• Exercise description:
Repeat the material exactly as it appears.
....................
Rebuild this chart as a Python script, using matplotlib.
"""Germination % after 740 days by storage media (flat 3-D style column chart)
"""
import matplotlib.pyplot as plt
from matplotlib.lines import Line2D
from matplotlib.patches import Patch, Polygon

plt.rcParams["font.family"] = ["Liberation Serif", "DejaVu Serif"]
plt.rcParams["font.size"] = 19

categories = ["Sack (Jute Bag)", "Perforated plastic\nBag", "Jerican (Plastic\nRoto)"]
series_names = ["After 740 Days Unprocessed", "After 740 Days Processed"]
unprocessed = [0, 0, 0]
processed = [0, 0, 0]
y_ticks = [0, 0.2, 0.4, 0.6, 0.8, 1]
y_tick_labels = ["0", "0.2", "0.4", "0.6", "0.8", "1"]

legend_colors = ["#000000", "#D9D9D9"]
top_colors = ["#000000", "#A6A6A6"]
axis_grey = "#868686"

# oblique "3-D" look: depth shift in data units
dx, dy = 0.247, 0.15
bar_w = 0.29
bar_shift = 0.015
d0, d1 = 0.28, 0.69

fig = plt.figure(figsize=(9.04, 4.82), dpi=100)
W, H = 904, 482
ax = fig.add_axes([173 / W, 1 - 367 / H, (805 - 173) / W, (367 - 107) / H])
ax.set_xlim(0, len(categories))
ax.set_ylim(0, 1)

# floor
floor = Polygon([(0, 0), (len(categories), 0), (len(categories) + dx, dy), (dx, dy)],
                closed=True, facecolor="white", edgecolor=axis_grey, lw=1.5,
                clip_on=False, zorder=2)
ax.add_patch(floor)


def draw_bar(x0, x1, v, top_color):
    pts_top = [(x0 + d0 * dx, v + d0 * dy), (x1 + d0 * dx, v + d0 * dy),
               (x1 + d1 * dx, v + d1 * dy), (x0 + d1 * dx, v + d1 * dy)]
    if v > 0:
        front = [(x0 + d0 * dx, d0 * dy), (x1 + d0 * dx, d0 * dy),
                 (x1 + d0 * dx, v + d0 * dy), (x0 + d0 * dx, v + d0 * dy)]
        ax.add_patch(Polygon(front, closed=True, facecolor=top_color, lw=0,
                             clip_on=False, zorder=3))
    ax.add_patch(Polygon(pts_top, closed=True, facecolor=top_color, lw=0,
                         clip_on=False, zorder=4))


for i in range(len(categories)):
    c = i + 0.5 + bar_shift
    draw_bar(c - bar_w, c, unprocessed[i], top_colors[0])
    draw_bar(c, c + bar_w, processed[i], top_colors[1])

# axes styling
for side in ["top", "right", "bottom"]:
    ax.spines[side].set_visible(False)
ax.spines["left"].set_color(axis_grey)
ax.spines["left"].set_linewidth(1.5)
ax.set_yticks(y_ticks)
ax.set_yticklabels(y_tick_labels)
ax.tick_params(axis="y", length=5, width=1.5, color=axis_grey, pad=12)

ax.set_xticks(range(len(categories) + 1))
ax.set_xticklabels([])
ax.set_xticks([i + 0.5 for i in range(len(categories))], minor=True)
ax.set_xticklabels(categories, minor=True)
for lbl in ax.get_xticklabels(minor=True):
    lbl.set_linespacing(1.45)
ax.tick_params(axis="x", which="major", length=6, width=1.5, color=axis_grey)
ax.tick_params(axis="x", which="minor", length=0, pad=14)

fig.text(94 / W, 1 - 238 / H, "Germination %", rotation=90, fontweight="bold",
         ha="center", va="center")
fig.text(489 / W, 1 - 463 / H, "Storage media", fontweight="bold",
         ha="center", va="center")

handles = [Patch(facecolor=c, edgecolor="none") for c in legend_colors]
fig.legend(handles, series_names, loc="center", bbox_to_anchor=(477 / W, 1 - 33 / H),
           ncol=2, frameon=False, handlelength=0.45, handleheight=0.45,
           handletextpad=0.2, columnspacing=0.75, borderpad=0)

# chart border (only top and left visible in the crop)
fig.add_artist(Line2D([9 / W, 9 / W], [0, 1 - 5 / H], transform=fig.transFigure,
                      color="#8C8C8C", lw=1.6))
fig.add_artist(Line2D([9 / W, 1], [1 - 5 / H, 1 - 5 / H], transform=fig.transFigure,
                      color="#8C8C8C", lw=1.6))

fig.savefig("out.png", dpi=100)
....................
• Reply:
Rebuild this chart as a Python script, using matplotlib.
"""Germination % after 740 days by storage media (flat 3-D style column chart)
"""
import matplotlib.pyplot as plt
from matplotlib.lines import Line2D
from matplotlib.patches import Patch, Polygon

plt.rcParams["font.family"] = ["Liberation Serif", "DejaVu Serif"]
plt.rcParams["font.size"] = 19

categories = ["Sack (Jute Bag)", "Perforated plastic\nBag", "Jerican (Plastic\nRoto)"]
series_names = ["After 740 Days Unprocessed", "After 740 Days Processed"]
unprocessed = [0, 0, 0]
processed = [0, 0, 0]
y_ticks = [0, 0.2, 0.4, 0.6, 0.8, 1]
y_tick_labels = ["0", "0.2", "0.4", "0.6", "0.8", "1"]

legend_colors = ["#000000", "#D9D9D9"]
top_colors = ["#000000", "#A6A6A6"]
axis_grey = "#868686"

# oblique "3-D" look: depth shift in data units
dx, dy = 0.247, 0.15
bar_w = 0.29
bar_shift = 0.015
d0, d1 = 0.28, 0.69

fig = plt.figure(figsize=(9.04, 4.82), dpi=100)
W, H = 904, 482
ax = fig.add_axes([173 / W, 1 - 367 / H, (805 - 173) / W, (367 - 107) / H])
ax.set_xlim(0, len(categories))
ax.set_ylim(0, 1)

# floor
floor = Polygon([(0, 0), (len(categories), 0), (len(categories) + dx, dy), (dx, dy)],
                closed=True, facecolor="white", edgecolor=axis_grey, lw=1.5,
                clip_on=False, zorder=2)
ax.add_patch(floor)


def draw_bar(x0, x1, v, top_color):
    pts_top = [(x0 + d0 * dx, v + d0 * dy), (x1 + d0 * dx, v + d0 * dy),
               (x1 + d1 * dx, v + d1 * dy), (x0 + d1 * dx, v + d1 * dy)]
    if v > 0:
        front = [(x0 + d0 * dx, d0 * dy), (x1 + d0 * dx, d0 * dy),
                 (x1 + d0 * dx, v + d0 * dy), (x0 + d0 * dx, v + d0 * dy)]
        ax.add_patch(Polygon(front, closed=True, facecolor=top_color, lw=0,
                             clip_on=False, zorder=3))
    ax.add_patch(Polygon(pts_top, closed=True, facecolor=top_color, lw=0,
                         clip_on=False, zorder=4))


for i in range(len(categories)):
    c = i + 0.5 + bar_shift
    draw_bar(c - bar_w, c, unprocessed[i], top_colors[0])
    draw_bar(c, c + bar_w, processed[i], top_colors[1])

# axes styling
for side in ["top", "right", "bottom"]:
    ax.spines[side].set_visible(False)
ax.spines["left"].set_color(axis_grey)
ax.spines["left"].set_linewidth(1.5)
ax.set_yticks(y_ticks)
ax.set_yticklabels(y_tick_labels)
ax.tick_params(axis="y", length=5, width=1.5, color=axis_grey, pad=12)

ax.set_xticks(range(len(categories) + 1))
ax.set_xticklabels([])
ax.set_xticks([i + 0.5 for i in range(len(categories))], minor=True)
ax.set_xticklabels(categories, minor=True)
for lbl in ax.get_xticklabels(minor=True):
    lbl.set_linespacing(1.45)
ax.tick_params(axis="x", which="major", length=6, width=1.5, color=axis_grey)
ax.tick_params(axis="x", which="minor", length=0, pad=14)

fig.text(94 / W, 1 - 238 / H, "Germination %", rotation=90, fontweight="bold",
         ha="center", va="center")
fig.text(489 / W, 1 - 463 / H, "Storage media", fontweight="bold",
         ha="center", va="center")

handles = [Patch(facecolor=c, edgecolor="none") for c in legend_colors]
fig.legend(handles, series_names, loc="center", bbox_to_anchor=(477 / W, 1 - 33 / H),
           ncol=2, frameon=False, handlelength=0.45, handleheight=0.45,
           handletextpad=0.2, columnspacing=0.75, borderpad=0)

# chart border (only top and left visible in the crop)
fig.add_artist(Line2D([9 / W, 9 / W], [0, 1 - 5 / H], transform=fig.transFigure,
                      color="#8C8C8C", lw=1.6))
fig.add_artist(Line2D([9 / W, 1], [1 - 5 / H, 1 - 5 / H], transform=fig.transFigure,
                      color="#8C8C8C", lw=1.6))

fig.savefig("out.png", dpi=100)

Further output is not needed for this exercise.